§ EXERCISE BRIEF:
Restate the data exactly as given and keep the pictures out.

§ DATASET CONTENT:
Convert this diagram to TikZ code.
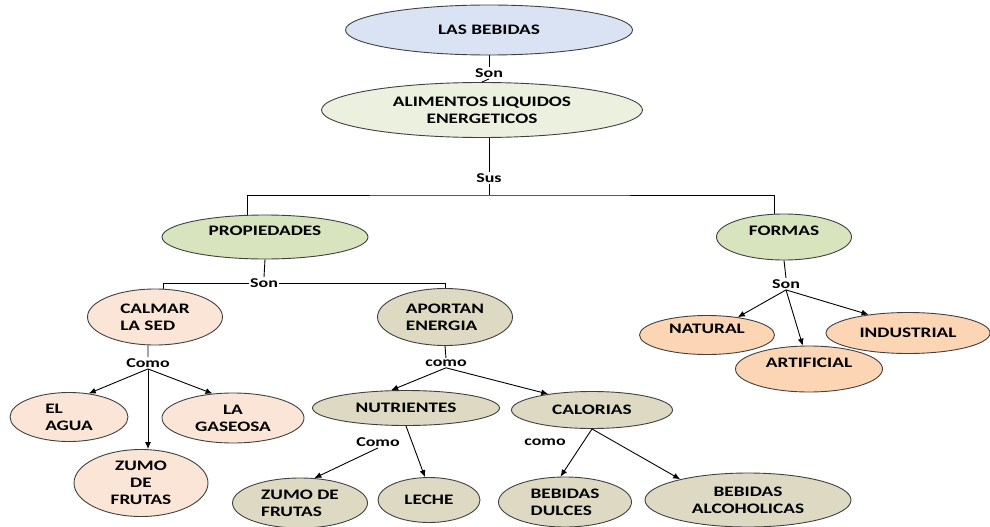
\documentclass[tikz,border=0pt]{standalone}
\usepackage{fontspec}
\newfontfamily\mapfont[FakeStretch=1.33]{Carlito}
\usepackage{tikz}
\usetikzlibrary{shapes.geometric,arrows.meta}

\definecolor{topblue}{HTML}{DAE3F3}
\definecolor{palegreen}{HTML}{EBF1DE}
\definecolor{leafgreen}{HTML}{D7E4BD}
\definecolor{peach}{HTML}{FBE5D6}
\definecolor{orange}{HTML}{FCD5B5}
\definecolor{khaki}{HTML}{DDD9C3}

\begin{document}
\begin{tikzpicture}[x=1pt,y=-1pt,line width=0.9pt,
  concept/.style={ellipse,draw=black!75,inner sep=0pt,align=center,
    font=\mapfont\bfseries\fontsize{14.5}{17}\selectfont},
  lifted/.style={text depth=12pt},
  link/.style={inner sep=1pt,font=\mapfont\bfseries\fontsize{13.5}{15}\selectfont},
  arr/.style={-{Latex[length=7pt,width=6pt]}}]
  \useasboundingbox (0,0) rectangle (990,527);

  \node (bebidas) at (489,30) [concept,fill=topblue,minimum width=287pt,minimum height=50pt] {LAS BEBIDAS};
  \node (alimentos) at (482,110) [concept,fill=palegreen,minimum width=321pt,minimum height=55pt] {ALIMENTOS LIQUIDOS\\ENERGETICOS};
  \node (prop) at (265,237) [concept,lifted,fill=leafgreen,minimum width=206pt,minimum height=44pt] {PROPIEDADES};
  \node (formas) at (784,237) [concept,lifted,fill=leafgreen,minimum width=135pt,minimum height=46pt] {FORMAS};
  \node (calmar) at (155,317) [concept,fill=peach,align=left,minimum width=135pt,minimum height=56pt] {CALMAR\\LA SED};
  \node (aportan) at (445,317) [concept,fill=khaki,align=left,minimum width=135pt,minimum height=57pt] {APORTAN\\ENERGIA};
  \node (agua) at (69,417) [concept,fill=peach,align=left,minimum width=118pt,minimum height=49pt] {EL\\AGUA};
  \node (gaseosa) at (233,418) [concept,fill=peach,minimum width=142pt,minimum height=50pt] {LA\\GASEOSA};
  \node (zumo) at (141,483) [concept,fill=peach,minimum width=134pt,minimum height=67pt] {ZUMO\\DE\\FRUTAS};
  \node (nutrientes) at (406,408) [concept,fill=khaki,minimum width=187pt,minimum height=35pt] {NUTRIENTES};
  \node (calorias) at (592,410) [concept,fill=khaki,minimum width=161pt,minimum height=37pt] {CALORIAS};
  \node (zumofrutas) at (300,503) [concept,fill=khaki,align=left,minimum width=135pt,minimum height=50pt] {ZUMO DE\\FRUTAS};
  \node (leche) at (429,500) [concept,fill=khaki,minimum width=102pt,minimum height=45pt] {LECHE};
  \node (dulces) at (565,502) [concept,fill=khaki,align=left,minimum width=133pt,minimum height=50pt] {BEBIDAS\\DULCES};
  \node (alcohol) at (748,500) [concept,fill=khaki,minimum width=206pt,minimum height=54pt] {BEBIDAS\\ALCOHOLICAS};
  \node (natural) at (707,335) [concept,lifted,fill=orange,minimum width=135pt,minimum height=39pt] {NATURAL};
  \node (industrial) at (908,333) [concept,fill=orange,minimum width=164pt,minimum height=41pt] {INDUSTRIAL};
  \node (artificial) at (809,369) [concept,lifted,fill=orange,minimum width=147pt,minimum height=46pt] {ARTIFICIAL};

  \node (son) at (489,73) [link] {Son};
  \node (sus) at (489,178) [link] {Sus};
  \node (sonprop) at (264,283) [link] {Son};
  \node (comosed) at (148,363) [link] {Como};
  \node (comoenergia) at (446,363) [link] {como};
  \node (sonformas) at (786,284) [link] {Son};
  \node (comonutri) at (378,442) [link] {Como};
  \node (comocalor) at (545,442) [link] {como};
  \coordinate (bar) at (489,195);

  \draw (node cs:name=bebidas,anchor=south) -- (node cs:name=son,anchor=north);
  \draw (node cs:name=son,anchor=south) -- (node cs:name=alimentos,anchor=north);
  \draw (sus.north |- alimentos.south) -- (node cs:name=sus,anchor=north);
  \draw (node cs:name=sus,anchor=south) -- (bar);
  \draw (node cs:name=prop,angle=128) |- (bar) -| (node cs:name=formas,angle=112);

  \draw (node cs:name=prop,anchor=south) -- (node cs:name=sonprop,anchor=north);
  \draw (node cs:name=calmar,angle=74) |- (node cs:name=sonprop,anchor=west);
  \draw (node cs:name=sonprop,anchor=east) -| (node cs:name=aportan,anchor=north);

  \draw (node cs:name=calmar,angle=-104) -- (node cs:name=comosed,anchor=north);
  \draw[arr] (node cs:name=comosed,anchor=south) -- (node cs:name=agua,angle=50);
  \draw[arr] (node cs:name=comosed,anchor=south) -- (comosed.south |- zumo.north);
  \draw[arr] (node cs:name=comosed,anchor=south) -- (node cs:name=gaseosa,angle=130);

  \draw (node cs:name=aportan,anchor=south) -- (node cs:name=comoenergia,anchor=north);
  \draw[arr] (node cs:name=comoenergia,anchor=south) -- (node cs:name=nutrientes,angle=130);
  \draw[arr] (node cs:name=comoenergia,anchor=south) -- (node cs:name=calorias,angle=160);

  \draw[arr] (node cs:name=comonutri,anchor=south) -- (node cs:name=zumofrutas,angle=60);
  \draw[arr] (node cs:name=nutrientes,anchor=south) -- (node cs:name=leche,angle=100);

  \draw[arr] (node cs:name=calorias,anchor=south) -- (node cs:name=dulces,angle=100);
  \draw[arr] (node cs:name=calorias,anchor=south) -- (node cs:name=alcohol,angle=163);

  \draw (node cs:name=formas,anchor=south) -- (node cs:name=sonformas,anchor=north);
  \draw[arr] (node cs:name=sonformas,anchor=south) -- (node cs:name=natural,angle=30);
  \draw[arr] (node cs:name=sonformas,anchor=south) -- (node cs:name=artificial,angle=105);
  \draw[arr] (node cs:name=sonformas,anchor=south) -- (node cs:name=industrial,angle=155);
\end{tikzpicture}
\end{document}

§ ANSWER TO THE EXERCISE:
Convert this diagram to TikZ code.
\documentclass[tikz,border=0pt]{standalone}
\usepackage{fontspec}
\newfontfamily\mapfont[FakeStretch=1.33]{Carlito}
\usepackage{tikz}
\usetikzlibrary{shapes.geometric,arrows.meta}

\definecolor{topblue}{HTML}{DAE3F3}
\definecolor{palegreen}{HTML}{EBF1DE}
\definecolor{leafgreen}{HTML}{D7E4BD}
\definecolor{peach}{HTML}{FBE5D6}
\definecolor{orange}{HTML}{FCD5B5}
\definecolor{khaki}{HTML}{DDD9C3}

\begin{document}
\begin{tikzpicture}[x=1pt,y=-1pt,line width=0.9pt,
  concept/.style={ellipse,draw=black!75,inner sep=0pt,align=center,
    font=\mapfont\bfseries\fontsize{14.5}{17}\selectfont},
  lifted/.style={text depth=12pt},
  link/.style={inner sep=1pt,font=\mapfont\bfseries\fontsize{13.5}{15}\selectfont},
  arr/.style={-{Latex[length=7pt,width=6pt]}}]
  \useasboundingbox (0,0) rectangle (990,527);

  \node (bebidas) at (489,30) [concept,fill=topblue,minimum width=287pt,minimum height=50pt] {LAS BEBIDAS};
  \node (alimentos) at (482,110) [concept,fill=palegreen,minimum width=321pt,minimum height=55pt] {ALIMENTOS LIQUIDOS\\ENERGETICOS};
  \node (prop) at (265,237) [concept,lifted,fill=leafgreen,minimum width=206pt,minimum height=44pt] {PROPIEDADES};
  \node (formas) at (784,237) [concept,lifted,fill=leafgreen,minimum width=135pt,minimum height=46pt] {FORMAS};
  \node (calmar) at (155,317) [concept,fill=peach,align=left,minimum width=135pt,minimum height=56pt] {CALMAR\\LA SED};
  \node (aportan) at (445,317) [concept,fill=khaki,align=left,minimum width=135pt,minimum height=57pt] {APORTAN\\ENERGIA};
  \node (agua) at (69,417) [concept,fill=peach,align=left,minimum width=118pt,minimum height=49pt] {EL\\AGUA};
  \node (gaseosa) at (233,418) [concept,fill=peach,minimum width=142pt,minimum height=50pt] {LA\\GASEOSA};
  \node (zumo) at (141,483) [concept,fill=peach,minimum width=134pt,minimum height=67pt] {ZUMO\\DE\\FRUTAS};
  \node (nutrientes) at (406,408) [concept,fill=khaki,minimum width=187pt,minimum height=35pt] {NUTRIENTES};
  \node (calorias) at (592,410) [concept,fill=khaki,minimum width=161pt,minimum height=37pt] {CALORIAS};
  \node (zumofrutas) at (300,503) [concept,fill=khaki,align=left,minimum width=135pt,minimum height=50pt] {ZUMO DE\\FRUTAS};
  \node (leche) at (429,500) [concept,fill=khaki,minimum width=102pt,minimum height=45pt] {LECHE};
  \node (dulces) at (565,502) [concept,fill=khaki,align=left,minimum width=133pt,minimum height=50pt] {BEBIDAS\\DULCES};
  \node (alcohol) at (748,500) [concept,fill=khaki,minimum width=206pt,minimum height=54pt] {BEBIDAS\\ALCOHOLICAS};
  \node (natural) at (707,335) [concept,lifted,fill=orange,minimum width=135pt,minimum height=39pt] {NATURAL};
  \node (industrial) at (908,333) [concept,fill=orange,minimum width=164pt,minimum height=41pt] {INDUSTRIAL};
  \node (artificial) at (809,369) [concept,lifted,fill=orange,minimum width=147pt,minimum height=46pt] {ARTIFICIAL};

  \node (son) at (489,73) [link] {Son};
  \node (sus) at (489,178) [link] {Sus};
  \node (sonprop) at (264,283) [link] {Son};
  \node (comosed) at (148,363) [link] {Como};
  \node (comoenergia) at (446,363) [link] {como};
  \node (sonformas) at (786,284) [link] {Son};
  \node (comonutri) at (378,442) [link] {Como};
  \node (comocalor) at (545,442) [link] {como};
  \coordinate (bar) at (489,195);

  \draw (node cs:name=bebidas,anchor=south) -- (node cs:name=son,anchor=north);
  \draw (node cs:name=son,anchor=south) -- (node cs:name=alimentos,anchor=north);
  \draw (sus.north |- alimentos.south) -- (node cs:name=sus,anchor=north);
  \draw (node cs:name=sus,anchor=south) -- (bar);
  \draw (node cs:name=prop,angle=128) |- (bar) -| (node cs:name=formas,angle=112);

  \draw (node cs:name=prop,anchor=south) -- (node cs:name=sonprop,anchor=north);
  \draw (node cs:name=calmar,angle=74) |- (node cs:name=sonprop,anchor=west);
  \draw (node cs:name=sonprop,anchor=east) -| (node cs:name=aportan,anchor=north);

  \draw (node cs:name=calmar,angle=-104) -- (node cs:name=comosed,anchor=north);
  \draw[arr] (node cs:name=comosed,anchor=south) -- (node cs:name=agua,angle=50);
  \draw[arr] (node cs:name=comosed,anchor=south) -- (comosed.south |- zumo.north);
  \draw[arr] (node cs:name=comosed,anchor=south) -- (node cs:name=gaseosa,angle=130);

  \draw (node cs:name=aportan,anchor=south) -- (node cs:name=comoenergia,anchor=north);
  \draw[arr] (node cs:name=comoenergia,anchor=south) -- (node cs:name=nutrientes,angle=130);
  \draw[arr] (node cs:name=comoenergia,anchor=south) -- (node cs:name=calorias,angle=160);

  \draw[arr] (node cs:name=comonutri,anchor=south) -- (node cs:name=zumofrutas,angle=60);
  \draw[arr] (node cs:name=nutrientes,anchor=south) -- (node cs:name=leche,angle=100);

  \draw[arr] (node cs:name=calorias,anchor=south) -- (node cs:name=dulces,angle=100);
  \draw[arr] (node cs:name=calorias,anchor=south) -- (node cs:name=alcohol,angle=163);

  \draw (node cs:name=formas,anchor=south) -- (node cs:name=sonformas,anchor=north);
  \draw[arr] (node cs:name=sonformas,anchor=south) -- (node cs:name=natural,angle=30);
  \draw[arr] (node cs:name=sonformas,anchor=south) -- (node cs:name=artificial,angle=105);
  \draw[arr] (node cs:name=sonformas,anchor=south) -- (node cs:name=industrial,angle=155);
\end{tikzpicture}
\end{document}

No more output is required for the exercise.